In an exclusive, designer Stella Jean talks about her glocal aesthetic

I'm under India's charm: Stella Jean

Half Italian, half Haitian – the brand Stella Jean's strong point has been ineffably cool prints on modern silhouettes. At the Vogue Fashion Dubai Experience, she cuts a vision in a vibrant, voluminous skirt worn with a crisp white short. Towering over everyone else, the former model talks about her design philosophy and the importance of tradition.

You started your career as a model. How did you make your transition into fashion?
I took part in a fashion scouting project for the young talents of 'Made in Italy' fashion, conceived and organised by Altaroma in collaboration with Vogue Italia. I was rejected twice and third time they selected a project which was a reflection of my culture and roots. I am an Italian from Rome, my mother is from Haiti and my father is Italian. I'm a mix of races and I reflect that in my collections.
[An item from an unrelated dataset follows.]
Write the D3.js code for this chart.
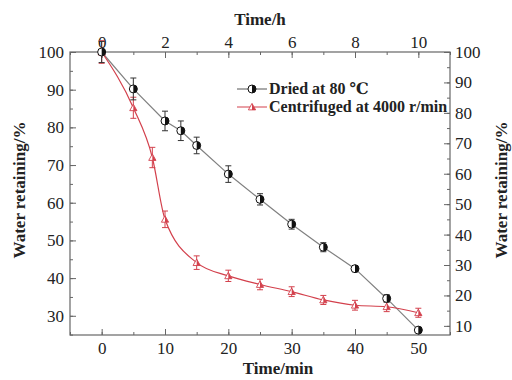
<!DOCTYPE html>
<html><head><meta charset="utf-8">
<script src="https://cdn.jsdelivr.net/npm/d3@7/dist/d3.min.js"></script>
<style>body{margin:0;background:#fff}svg{display:block}</style>
</head><body>
<svg id="c" width="512" height="380"></svg>
<script>
const timeMin = [0,5,10,12.5,15,20,25,30,35,40,45,50];
const driedVals = [100,90.2,81.7,79.1,75.2,67.6,60.9,54.3,48.2,42.5,34.6,26.2];
const driedErr  = [2.8,2.9,2.6,2.6,2.2,2.2,1.5,1.3,1.2,0.8,1.0,0.5];
const centTime = [0,5,8,10,15,20,25,30,35,40,45,50];
const centVals = [100,85.2,72,55.6,44.1,40.6,38.3,36.4,34.2,32.8,32.4,30.8];
const centErr  = [3,2.8,2.7,2.2,1.8,1.5,1.4,1.3,1.2,1.3,1.3,1.2];
const xTicks = [0,10,20,30,40,50];
const hTicks = [0,2,4,6,8,10];
const leftTicks = [30,40,50,60,70,80,90,100];
const rightTicks = [10,20,30,40,50,60,70,80,90,100];
const seriesNames = ["Dried at 80 \u2103","Centrifuged at 4000 r/min"];

const svg = d3.select("#c");
const L=70,R=450,T=52,B=335;
const x = d3.scaleLinear().domain([-5,55]).range([L,R]);
const xh = d3.scaleLinear().domain([-1,11]).range([L,R]);
const y = d3.scaleLinear().domain([24.9,100]).range([B,T]);
const yr = d3.scaleLinear().domain([7,100]).range([B,T]);
const font = "'Liberation Serif','DejaVu Serif',serif";
const axCol = "#666";

function styleAxis(g){
  g.select(".domain").remove();
  g.selectAll("line").attr("stroke",axCol);
  g.selectAll("text").attr("font-family",font).attr("font-size",17).attr("fill","#222");
}
svg.append("rect").attr("x",L).attr("y",T).attr("width",R-L).attr("height",B-T)
  .attr("fill","none").attr("stroke",axCol).attr("stroke-width",1.2);

svg.append("g").attr("transform",`translate(0,${B})`)
  .call(d3.axisBottom(x).tickValues(d3.range(-5,56,5)).tickSize(-3).tickFormat(""))
  .call(styleAxis);
svg.append("g").attr("transform",`translate(0,${B})`)
  .call(d3.axisBottom(x).tickValues(xTicks).tickSize(-6).tickPadding(7))
  .call(styleAxis);
svg.append("g").attr("transform",`translate(0,${T})`)
  .call(d3.axisTop(xh).tickValues(d3.range(-1,12,1)).tickSize(-3).tickFormat(""))
  .call(styleAxis);
svg.append("g").attr("transform",`translate(0,${T})`)
  .call(d3.axisTop(xh).tickValues(hTicks).tickSize(-6).tickPadding(4))
  .call(styleAxis);
svg.append("g").attr("transform",`translate(${L},0)`)
  .call(d3.axisLeft(y).tickValues(d3.range(25,101,5)).tickSize(-3).tickFormat(""))
  .call(styleAxis);
svg.append("g").attr("transform",`translate(${L},0)`)
  .call(d3.axisLeft(y).tickValues(leftTicks).tickSize(-6).tickPadding(6))
  .call(styleAxis);
svg.append("g").attr("transform",`translate(${R},0)`)
  .call(d3.axisRight(yr).tickValues(d3.range(10,101,5)).tickSize(-3).tickFormat(""))
  .call(styleAxis);
svg.append("g").attr("transform",`translate(${R},0)`)
  .call(d3.axisRight(yr).tickValues(rightTicks).tickSize(-6).tickPadding(5))
  .call(styleAxis);

const tf = (s)=>s.attr("font-family",font).attr("font-size",17).attr("font-weight","bold").attr("fill","#222").attr("text-anchor","middle");
svg.append("text").attr("x",(L+R)/2+18).attr("y",374).text("Time/min").call(tf);
svg.append("text").attr("x",260).attr("y",25).text("Time/h").call(tf);
svg.append("text").attr("transform",`translate(25,190) rotate(-90)`).text("Water retaining/%").call(tf);
svg.append("text").attr("transform",`translate(507,190) rotate(-90)`).text("Water retaining/%").call(tf);

const red="#d3404c";
const dried = timeMin.map((t,i)=>({t,v:driedVals[i],e:driedErr[i]}));
const cent = centTime.map((t,i)=>({t,v:centVals[i],e:centErr[i]}));
svg.append("path").datum(dried).attr("fill","none").attr("stroke","#808080").attr("stroke-width",1.2)
  .attr("d",d3.line().x(d=>x(d.t)).y(d=>y(d.v)));
svg.append("path").datum(cent).attr("fill","none").attr("stroke",red).attr("stroke-width",1.2)
  .attr("d",d3.line().curve(d3.curveMonotoneX).x(d=>x(d.t)).y(d=>y(d.v)));

function errBars(data,col){
  const g=svg.append("g").attr("stroke",col).attr("stroke-width",1);
  data.forEach(d=>{
    const cx=x(d.t),y1=y(d.v+d.e),y2=y(d.v-d.e);
    g.append("line").attr("x1",cx).attr("x2",cx).attr("y1",y1).attr("y2",y2);
    g.append("line").attr("x1",cx-3).attr("x2",cx+3).attr("y1",y1).attr("y2",y1);
    g.append("line").attr("x1",cx-3).attr("x2",cx+3).attr("y1",y2).attr("y2",y2);
  });
}
errBars(cent,red);
errBars(dried,"#333");

function halfCircle(g,cx,cy){
  const r=4;
  g.append("circle").attr("cx",cx).attr("cy",cy).attr("r",r).attr("fill","#fff").attr("stroke","#111").attr("stroke-width",1);
  g.append("path").attr("d",`M${cx},${cy-r} A${r},${r} 0 0 1 ${cx},${cy+r} Z`).attr("fill","#111");
}
function tri(g,cx,cy){
  const s=3.6, b=cy+s*0.8;
  g.append("path").attr("d",`M${cx},${cy-s} L${cx+s},${b} L${cx-s},${b} Z`)
    .attr("fill","#fff").attr("stroke",red).attr("stroke-width",0.9);
  g.append("path").attr("d",`M${cx},${cy-s} L${cx+s},${b} L${cx},${b} Z`)
    .attr("fill",red);
}
const mg=svg.append("g");
cent.forEach(d=>tri(mg,x(d.t),y(d.v)));
dried.forEach(d=>halfCircle(mg,x(d.t),y(d.v)));

const lg=svg.append("g");
const ly=[89,107];
lg.append("line").attr("x1",237).attr("x2",267).attr("y1",ly[0]).attr("y2",ly[0]).attr("stroke","#555");
halfCircle(lg,252,ly[0]);
lg.append("line").attr("x1",237).attr("x2",267).attr("y1",ly[1]).attr("y2",ly[1]).attr("stroke",red);
tri(lg,252,ly[1]);
seriesNames.forEach((n,i)=>{
  lg.append("text").attr("x",269).attr("y",ly[i]+5).text(n)
    .attr("font-family",font).attr("font-size",16).attr("font-weight","bold").attr("fill","#222");
});
</script>
</body></html>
How do you strike a balance between the commercial aspect and your ethos?
I think it can work. I can show you two to three different nations or opposite cultures in styling, it can be possible and look nice. You may choose to buy it or not but it's possible, as long as it's not a caricature. It's an example that you can work in both social and real life.

Who is the Stella Jean woman?
I like to engage women who are changing the future and who take a stand. I am not really a red carpet person.

Vogue Italia editor, Franca Sozzani said that you are one of the few designers who made it big through a glocal aesthetic. Comment.
When you are of mixed race, it comes so easily. In my Italian culture there are typical tailoring silhouettes so I just take the traditional prints which belong to the tradition of the south of the world and put them on my Italian silhouettes. When you go for holidays in those countries, you come across those amazing fabrics and you buy them and as soon as you come back to a city like New York, London or Paris you feel that 'I'd never wear them for real'. If you give them a shape that's familiar to your tradition it becomes wearable. Wearability is the most important thing.

What's your impression of India?
I am really under the charm of India. In fact, I did an editorial project with Vogue India which aimed at empowering women a month ago. They are taking a big stand against what happens to women. We are with them.

Do you ever run out of ideas?
I travel a lot. I talk a lot. It's also about knowing the tradition. I like to talk to people – what their grandmother used to wear, why this colour, why this shape. You have to study and research.